Technical Architecture and Software Stack
The project builds a complete pipeline where audio from a USB microphone is first processed by the Whisper tiny model for speech-to-text conversion. The resulting transcript is then fed into Google's Gemma model, which is served locally using the Ollama framework. Finally, the system synthesizes a spoken response using Piper TTS (specifically the en_US-lessac-high voice). This entire stack runs on Raspberry Pi OS Bookworm 64-bit.
The hardware requirements are relatively modest but specific regarding memory management:
- Raspberry Pi 4 or 5 (minimum 2GB RAM, though 4GB+ is recommended)
- MicroSD card for storage
- USB microphone and a speaker (3.5mm or USB)
- Ollama for model serving and faster-whisper for STT
Performance Benchmarks and Latency
The developer provided specific end-to-end latency figures based on different hardware configurations and model sizes. While the system is not intended for instantaneous conversation, it remains viable for command-based tasks. The benchmarks include:
- 12-18 seconds on a 2GB Raspberry Pi 4 running gemma3:1b
- 18-25 seconds on a 4GB Raspberry Pi 4 running gemma3:4b
- 10-15 seconds on an 8GB Raspberry Pi 5 running gemma3:4b
The guide emphasizes that model selection is the primary constraint for edge AI. For instance, while the gemma3:1b model uses approximately 1.4GB of RAM, the larger gemma3:4b requires about 3.2GB, making it unsuitable for lower-tier devices. For those seeking even faster performance, the author suggests exploring sub-3B quantized alternatives like llama3.2:1b or phi3.5:mini.
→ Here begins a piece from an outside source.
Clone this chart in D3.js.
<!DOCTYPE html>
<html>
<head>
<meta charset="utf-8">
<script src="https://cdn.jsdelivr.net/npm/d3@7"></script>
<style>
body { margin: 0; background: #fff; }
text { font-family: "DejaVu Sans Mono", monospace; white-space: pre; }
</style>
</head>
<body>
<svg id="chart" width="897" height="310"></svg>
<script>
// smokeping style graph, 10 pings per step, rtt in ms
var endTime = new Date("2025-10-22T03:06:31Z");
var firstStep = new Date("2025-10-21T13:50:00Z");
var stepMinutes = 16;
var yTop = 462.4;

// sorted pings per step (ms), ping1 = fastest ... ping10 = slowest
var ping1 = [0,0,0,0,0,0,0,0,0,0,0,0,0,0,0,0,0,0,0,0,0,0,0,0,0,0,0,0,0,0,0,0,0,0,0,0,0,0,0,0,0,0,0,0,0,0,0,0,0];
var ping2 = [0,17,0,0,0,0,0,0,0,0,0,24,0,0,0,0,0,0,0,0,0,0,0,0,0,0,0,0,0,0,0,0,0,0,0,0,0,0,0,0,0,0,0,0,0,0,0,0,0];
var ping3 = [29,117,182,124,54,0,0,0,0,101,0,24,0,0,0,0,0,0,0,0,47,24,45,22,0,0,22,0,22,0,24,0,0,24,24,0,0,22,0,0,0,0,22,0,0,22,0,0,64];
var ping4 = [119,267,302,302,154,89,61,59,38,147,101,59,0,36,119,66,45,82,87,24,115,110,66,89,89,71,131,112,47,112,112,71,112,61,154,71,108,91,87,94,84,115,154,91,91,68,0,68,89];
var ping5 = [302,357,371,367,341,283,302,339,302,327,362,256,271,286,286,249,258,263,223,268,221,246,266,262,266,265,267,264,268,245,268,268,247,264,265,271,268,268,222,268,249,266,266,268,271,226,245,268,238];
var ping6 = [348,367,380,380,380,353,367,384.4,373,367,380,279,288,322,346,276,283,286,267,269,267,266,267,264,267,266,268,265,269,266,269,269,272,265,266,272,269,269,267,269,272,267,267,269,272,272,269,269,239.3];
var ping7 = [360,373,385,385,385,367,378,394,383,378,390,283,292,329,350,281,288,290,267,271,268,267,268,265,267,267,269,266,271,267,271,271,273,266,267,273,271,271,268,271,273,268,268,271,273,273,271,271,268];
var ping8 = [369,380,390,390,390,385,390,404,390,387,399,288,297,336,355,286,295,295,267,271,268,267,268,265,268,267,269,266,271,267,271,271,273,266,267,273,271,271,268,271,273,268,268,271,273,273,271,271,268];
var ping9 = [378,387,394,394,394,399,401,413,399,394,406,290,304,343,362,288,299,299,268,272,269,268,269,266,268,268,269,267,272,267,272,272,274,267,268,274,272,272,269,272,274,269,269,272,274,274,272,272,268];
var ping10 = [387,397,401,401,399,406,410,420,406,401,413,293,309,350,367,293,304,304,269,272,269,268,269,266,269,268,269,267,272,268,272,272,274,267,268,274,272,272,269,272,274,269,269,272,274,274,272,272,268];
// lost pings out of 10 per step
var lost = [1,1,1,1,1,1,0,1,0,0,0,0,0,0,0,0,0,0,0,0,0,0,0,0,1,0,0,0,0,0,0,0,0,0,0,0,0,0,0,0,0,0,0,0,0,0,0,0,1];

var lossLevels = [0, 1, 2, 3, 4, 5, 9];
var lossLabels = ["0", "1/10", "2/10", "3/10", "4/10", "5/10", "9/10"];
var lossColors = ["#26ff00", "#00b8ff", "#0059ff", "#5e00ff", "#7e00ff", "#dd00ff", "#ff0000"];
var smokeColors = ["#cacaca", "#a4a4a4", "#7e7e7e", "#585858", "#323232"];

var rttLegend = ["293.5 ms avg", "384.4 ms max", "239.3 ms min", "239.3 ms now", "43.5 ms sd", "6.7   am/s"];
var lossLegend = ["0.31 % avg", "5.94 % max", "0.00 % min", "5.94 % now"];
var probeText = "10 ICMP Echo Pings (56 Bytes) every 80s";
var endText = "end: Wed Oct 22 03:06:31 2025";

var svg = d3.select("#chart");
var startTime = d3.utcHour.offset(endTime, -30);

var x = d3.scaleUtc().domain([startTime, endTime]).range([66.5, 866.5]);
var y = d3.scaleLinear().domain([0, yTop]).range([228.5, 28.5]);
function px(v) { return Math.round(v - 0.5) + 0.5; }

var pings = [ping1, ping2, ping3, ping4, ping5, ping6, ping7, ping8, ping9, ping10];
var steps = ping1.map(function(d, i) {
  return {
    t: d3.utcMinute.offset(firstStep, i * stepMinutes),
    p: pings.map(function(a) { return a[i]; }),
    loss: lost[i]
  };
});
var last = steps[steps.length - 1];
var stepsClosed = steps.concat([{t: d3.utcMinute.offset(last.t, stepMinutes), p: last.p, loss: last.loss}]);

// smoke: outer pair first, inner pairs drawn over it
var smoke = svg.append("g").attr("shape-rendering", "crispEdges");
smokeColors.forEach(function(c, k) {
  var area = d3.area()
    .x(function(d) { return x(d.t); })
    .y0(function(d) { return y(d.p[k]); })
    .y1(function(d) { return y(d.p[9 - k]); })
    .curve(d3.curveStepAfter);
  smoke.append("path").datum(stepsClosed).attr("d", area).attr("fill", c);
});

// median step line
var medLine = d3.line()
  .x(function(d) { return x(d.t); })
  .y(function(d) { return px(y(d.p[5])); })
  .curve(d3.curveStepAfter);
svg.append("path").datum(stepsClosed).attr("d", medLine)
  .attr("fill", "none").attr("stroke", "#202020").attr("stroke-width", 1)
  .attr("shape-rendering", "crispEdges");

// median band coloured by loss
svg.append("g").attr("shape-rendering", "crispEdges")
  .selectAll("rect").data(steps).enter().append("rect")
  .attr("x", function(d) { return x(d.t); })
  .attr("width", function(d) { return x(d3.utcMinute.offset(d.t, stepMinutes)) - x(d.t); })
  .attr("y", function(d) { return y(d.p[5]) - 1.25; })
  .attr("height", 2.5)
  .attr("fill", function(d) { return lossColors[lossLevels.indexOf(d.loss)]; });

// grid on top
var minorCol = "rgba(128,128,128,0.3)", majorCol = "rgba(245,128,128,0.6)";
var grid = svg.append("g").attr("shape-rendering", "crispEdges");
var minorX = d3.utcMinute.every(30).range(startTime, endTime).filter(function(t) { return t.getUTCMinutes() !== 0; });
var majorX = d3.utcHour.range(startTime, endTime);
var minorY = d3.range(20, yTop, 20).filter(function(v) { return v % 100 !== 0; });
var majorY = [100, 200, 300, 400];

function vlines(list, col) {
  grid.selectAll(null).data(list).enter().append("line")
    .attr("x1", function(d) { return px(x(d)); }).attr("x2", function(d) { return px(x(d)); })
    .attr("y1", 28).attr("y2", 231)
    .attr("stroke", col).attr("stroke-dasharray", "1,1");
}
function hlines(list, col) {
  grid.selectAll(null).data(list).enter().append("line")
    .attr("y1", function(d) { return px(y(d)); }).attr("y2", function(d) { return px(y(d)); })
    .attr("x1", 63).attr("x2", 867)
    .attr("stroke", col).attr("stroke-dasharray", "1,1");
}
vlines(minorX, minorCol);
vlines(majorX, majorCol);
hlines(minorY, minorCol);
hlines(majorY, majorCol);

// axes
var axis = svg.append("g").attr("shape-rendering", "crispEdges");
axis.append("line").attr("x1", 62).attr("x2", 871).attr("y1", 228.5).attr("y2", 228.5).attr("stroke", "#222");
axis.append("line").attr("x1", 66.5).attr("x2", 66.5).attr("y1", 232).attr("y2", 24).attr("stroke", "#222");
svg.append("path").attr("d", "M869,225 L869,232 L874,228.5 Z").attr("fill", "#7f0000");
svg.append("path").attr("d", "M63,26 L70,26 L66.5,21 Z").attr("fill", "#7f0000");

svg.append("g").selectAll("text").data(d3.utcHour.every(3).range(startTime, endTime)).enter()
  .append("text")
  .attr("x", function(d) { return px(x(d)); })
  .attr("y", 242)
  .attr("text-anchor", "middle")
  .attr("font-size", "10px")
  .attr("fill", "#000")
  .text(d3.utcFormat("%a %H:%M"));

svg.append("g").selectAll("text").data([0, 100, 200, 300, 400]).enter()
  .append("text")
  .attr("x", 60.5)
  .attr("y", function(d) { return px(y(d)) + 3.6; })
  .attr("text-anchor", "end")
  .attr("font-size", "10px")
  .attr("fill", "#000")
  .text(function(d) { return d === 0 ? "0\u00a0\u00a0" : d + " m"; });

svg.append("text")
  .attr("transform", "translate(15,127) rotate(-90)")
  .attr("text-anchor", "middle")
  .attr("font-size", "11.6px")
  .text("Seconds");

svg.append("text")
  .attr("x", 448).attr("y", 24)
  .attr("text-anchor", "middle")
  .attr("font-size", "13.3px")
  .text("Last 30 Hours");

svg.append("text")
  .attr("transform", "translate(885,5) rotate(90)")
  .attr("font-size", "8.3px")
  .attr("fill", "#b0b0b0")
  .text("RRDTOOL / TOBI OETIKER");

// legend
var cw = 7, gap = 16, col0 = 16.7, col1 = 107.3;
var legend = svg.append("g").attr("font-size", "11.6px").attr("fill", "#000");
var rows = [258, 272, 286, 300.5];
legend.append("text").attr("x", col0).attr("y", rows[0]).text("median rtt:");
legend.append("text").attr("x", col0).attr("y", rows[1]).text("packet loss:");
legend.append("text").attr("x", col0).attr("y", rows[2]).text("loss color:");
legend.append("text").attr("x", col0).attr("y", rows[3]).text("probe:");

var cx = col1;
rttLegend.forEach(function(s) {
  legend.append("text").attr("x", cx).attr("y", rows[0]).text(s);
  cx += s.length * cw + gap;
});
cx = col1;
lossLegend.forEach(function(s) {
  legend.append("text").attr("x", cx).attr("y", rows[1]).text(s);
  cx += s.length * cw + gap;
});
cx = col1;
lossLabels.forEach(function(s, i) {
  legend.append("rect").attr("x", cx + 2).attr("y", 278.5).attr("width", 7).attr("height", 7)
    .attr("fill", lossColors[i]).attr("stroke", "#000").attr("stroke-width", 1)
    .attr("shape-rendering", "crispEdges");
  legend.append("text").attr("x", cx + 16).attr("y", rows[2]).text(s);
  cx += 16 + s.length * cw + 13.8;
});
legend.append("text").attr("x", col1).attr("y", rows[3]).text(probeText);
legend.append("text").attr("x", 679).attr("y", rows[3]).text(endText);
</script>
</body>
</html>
This project serves as a significant milestone for privacy-centric IoT development. By removing the need for internet connectivity, it provides a secure foundation for home automation where data sovereignty is a priority. While the current latency may be too high for fluid human-like dialogue, it is perfectly suited for voice-controlled environmental controls and private information retrieval.